Quanto à objeção de consciência, corolário da liberdade de consciência como direito fundamental, ela tem apoio na Convenção Europeia dos Direitos Humanos e na Carta dos Direitos Fundamentais da União Europeia. Uma resolução da Assembleia Parlamentar do Conselho da Europa (Resolução 1928, de 24 de abril de 2013) afirmou com clareza a importância do direito à objeção de consciência.

Mas, mais do que estas objeções jurídicas, importa salientar o alcance nefasto que pode ter a aprovação de uma resolução que declara um pretenso direito ao aborto como direito humano, a par de outros que se definem habitualmente como integrando os chamados “valores europeus”. O efeito que pode ter essa aprovação será o de contribuir para afastar muitos cidadãos de um projeto de unidade europeia que identificam com valores ligados às raízes cristãs da cultura europeia.
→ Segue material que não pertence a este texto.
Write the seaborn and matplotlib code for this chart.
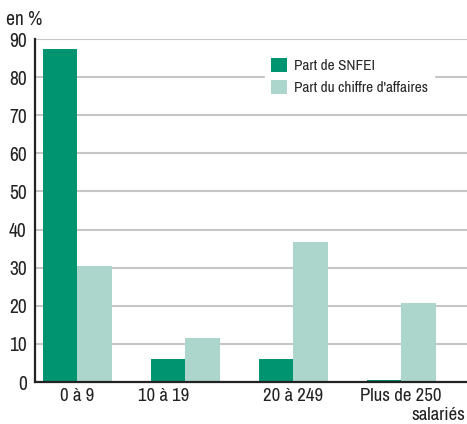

Se, afinal, entre os pretensos “valores europeus” se inclui a legalização de um atentado ao primeiro dos direitos (o direito à vida), um atentado que atinge os mais vulneráveis dos seres humanos, é de esperar que muitos europeus deixem de se identificar com esses pretensos valores e, reflexamente, com o projeto de unidade europeia. Há que pensar nisso precisamente numa altura em que, com o lançamento da Convenção sobre o Futuro da Europa, se pretende aproximar os cidadãos europeus do projeto de unidade europeia, do qual muitos estão cada vez mais afastados.